Die Entwicklung des Fachkräftemangels aufhalten
Den derzeitigen Trend aufzuhalten – und für mehr gut ausgebildete Sicherheitsexperten zu sorgen – war auch in einigen der Veranstaltungen bei der RSA Conference zentrales Thema, allen voran bei der von ESET gesponserten Einheit: „Cultivating a New Generation of Cyber-Workforce Talent“. Diese wurde von Michael Daniels vom Weißen Haus und Phyllis Schneck von DHS geleitet.
Bei der Auseinandersetzung mit IT-Sicherheit als Karrieremöglichkeit ist es wichtig, dass man die vielen verschiedenen Aspekte berücksichtigt, die bei dieser Profession eine Rolle spielen. Die GISWS gibt Aufschluss darüber, welche Themen Sicherheitsexperten mit Blick auf aktuelle und zukünftige Herausforderungen als zentral erachten. Die folgende Tabelle zeigt sechs wichtigsten Fähigkeiten und Kompetenzen.

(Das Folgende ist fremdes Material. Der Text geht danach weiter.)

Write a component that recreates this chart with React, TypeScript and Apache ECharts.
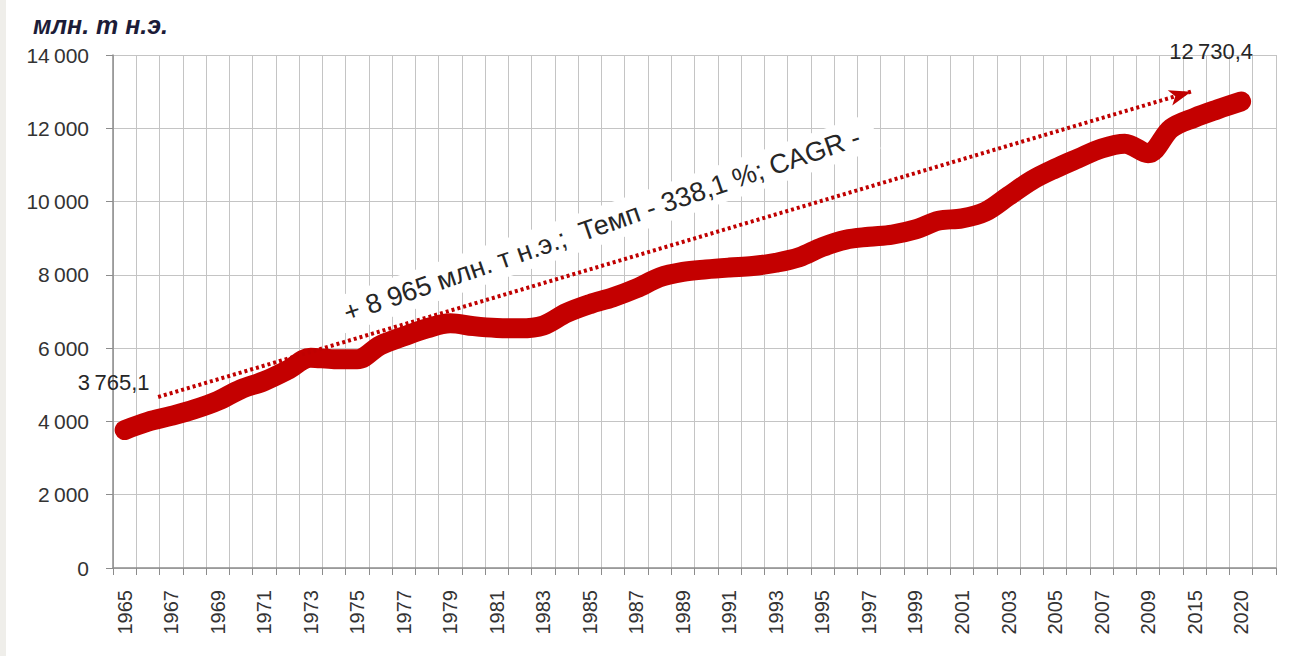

Bei all der Negativität darf man allerdings nicht vergessen, dass es auch schon jetzt einige Bemühungen gibt, mehr Menschen für den Bereich der Informationssicherheit zu begeistern. In den USA werden viele dieser Aktionen von der NICE (National Initiative for Cybersecurity Education) geführt. Und auch CompTIA und (ISC)² engagieren sich sehr. Unklar ist allerdings, inwiefern das Training und die Bildung, die heutzutage angeboten werden, dem voraussichtlichen Bedarf entsprechen – sowohl in Bezug auf Umfang als auch Inhalt. Die GISWS gibt einige gute Hinweise, aber darüber hinaus werden dauerhafte Untersuchungen benötigt.